THE PROBLEM
Your task is to transcribe all of the data below exactly, omitting the images.

DATA BLOCK

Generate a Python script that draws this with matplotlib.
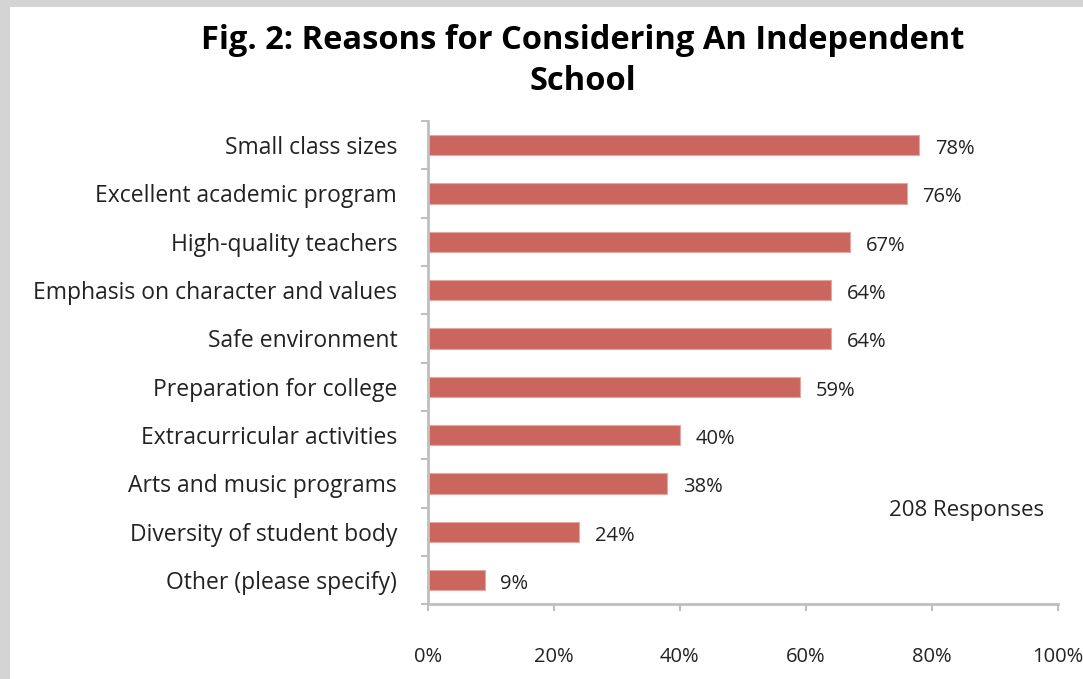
from matplotlib import pyplot as plt
from matplotlib.patches import Rectangle
import numpy as np

# data
reasons = ['Small class sizes', 'Excellent academic program', 'High-quality teachers',
           'Emphasis on character and values', 'Safe environment', 'Preparation for college',
           'Extracurricular activities', 'Arts and music programs',
           'Diversity of student body', 'Other (please specify)']
percent = [78, 76, 67, 64, 64, 59, 40, 38, 24, 9]
x_ticks = [0, 20, 40, 60, 80, 100]
note = '208 Responses'

plt.rcParams['font.family'] = ['Open Sans', 'DejaVu Sans']
bar_color = '#CB665E'
axis_gray = '#BFBFBF'

fig = plt.figure(figsize=(10.83, 6.79), dpi=100)
fig.patch.set_facecolor('white')

# gray frame at left and top
fig.patches.append(Rectangle((0, 0), 0.0095, 1, transform=fig.transFigure,
                             facecolor='#D4D4D4', edgecolor='none', zorder=0))
fig.patches.append(Rectangle((0, 0.99), 1, 0.01, transform=fig.transFigure,
                             facecolor='#D4D4D4', edgecolor='none', zorder=0))

ax = fig.add_axes([0.395, 0.110, 0.582, 0.712])
y = np.arange(len(reasons))
ax.barh(y, percent, height=0.42, color=bar_color, edgecolor='#E2A7A2', linewidth=0.8)
ax.set_ylim(len(reasons) - 0.5, -0.5)
ax.set_xlim(0, 100)

for yi, p in zip(y, percent):
    ax.text(p + 2.5, yi + 0.08, f'{p}%', va='center', ha='left', fontsize=14.5, color='#222222')

ax.set_yticks(y)
ax.set_yticklabels(reasons, fontsize=16.5, color='#222222')
ax.set_yticks(np.arange(-0.5, len(reasons), 1), minor=True)
ax.tick_params(axis='y', which='major', length=0, pad=22)
ax.tick_params(axis='y', which='minor', length=5, color=axis_gray, width=1.5)

ax.set_xticks(x_ticks)
ax.set_xticklabels([f'{t}%' for t in x_ticks], fontsize=14.5, color='#222222')
ax.tick_params(axis='x', length=5, color=axis_gray, width=1.5, pad=26)

for side in ['top', 'right']:
    ax.spines[side].set_visible(False)
for side in ['left', 'bottom']:
    ax.spines[side].set_color(axis_gray)
    ax.spines[side].set_linewidth(2)

ax.text(0.855, 0.195, note, transform=ax.transAxes, ha='center', va='center',
        fontsize=16, color='#222222')

fig.text(0.538, 0.910, 'Fig. 2: Reasons for Considering An Independent\nSchool',
         ha='center', va='center', fontsize=23.5, fontweight='bold', linespacing=1.35)

plt.savefig('out.png', dpi=100)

SOLUTION TO THIS TASK
Generate a Python script that draws this with matplotlib.
from matplotlib import pyplot as plt
from matplotlib.patches import Rectangle
import numpy as np

# data
reasons = ['Small class sizes', 'Excellent academic program', 'High-quality teachers',
           'Emphasis on character and values', 'Safe environment', 'Preparation for college',
           'Extracurricular activities', 'Arts and music programs',
           'Diversity of student body', 'Other (please specify)']
percent = [78, 76, 67, 64, 64, 59, 40, 38, 24, 9]
x_ticks = [0, 20, 40, 60, 80, 100]
note = '208 Responses'

plt.rcParams['font.family'] = ['Open Sans', 'DejaVu Sans']
bar_color = '#CB665E'
axis_gray = '#BFBFBF'

fig = plt.figure(figsize=(10.83, 6.79), dpi=100)
fig.patch.set_facecolor('white')

# gray frame at left and top
fig.patches.append(Rectangle((0, 0), 0.0095, 1, transform=fig.transFigure,
                             facecolor='#D4D4D4', edgecolor='none', zorder=0))
fig.patches.append(Rectangle((0, 0.99), 1, 0.01, transform=fig.transFigure,
                             facecolor='#D4D4D4', edgecolor='none', zorder=0))

ax = fig.add_axes([0.395, 0.110, 0.582, 0.712])
y = np.arange(len(reasons))
ax.barh(y, percent, height=0.42, color=bar_color, edgecolor='#E2A7A2', linewidth=0.8)
ax.set_ylim(len(reasons) - 0.5, -0.5)
ax.set_xlim(0, 100)

for yi, p in zip(y, percent):
    ax.text(p + 2.5, yi + 0.08, f'{p}%', va='center', ha='left', fontsize=14.5, color='#222222')

ax.set_yticks(y)
ax.set_yticklabels(reasons, fontsize=16.5, color='#222222')
ax.set_yticks(np.arange(-0.5, len(reasons), 1), minor=True)
ax.tick_params(axis='y', which='major', length=0, pad=22)
ax.tick_params(axis='y', which='minor', length=5, color=axis_gray, width=1.5)

ax.set_xticks(x_ticks)
ax.set_xticklabels([f'{t}%' for t in x_ticks], fontsize=14.5, color='#222222')
ax.tick_params(axis='x', length=5, color=axis_gray, width=1.5, pad=26)

for side in ['top', 'right']:
    ax.spines[side].set_visible(False)
for side in ['left', 'bottom']:
    ax.spines[side].set_color(axis_gray)
    ax.spines[side].set_linewidth(2)

ax.text(0.855, 0.195, note, transform=ax.transAxes, ha='center', va='center',
        fontsize=16, color='#222222')

fig.text(0.538, 0.910, 'Fig. 2: Reasons for Considering An Independent\nSchool',
         ha='center', va='center', fontsize=23.5, fontweight='bold', linespacing=1.35)

plt.savefig('out.png', dpi=100)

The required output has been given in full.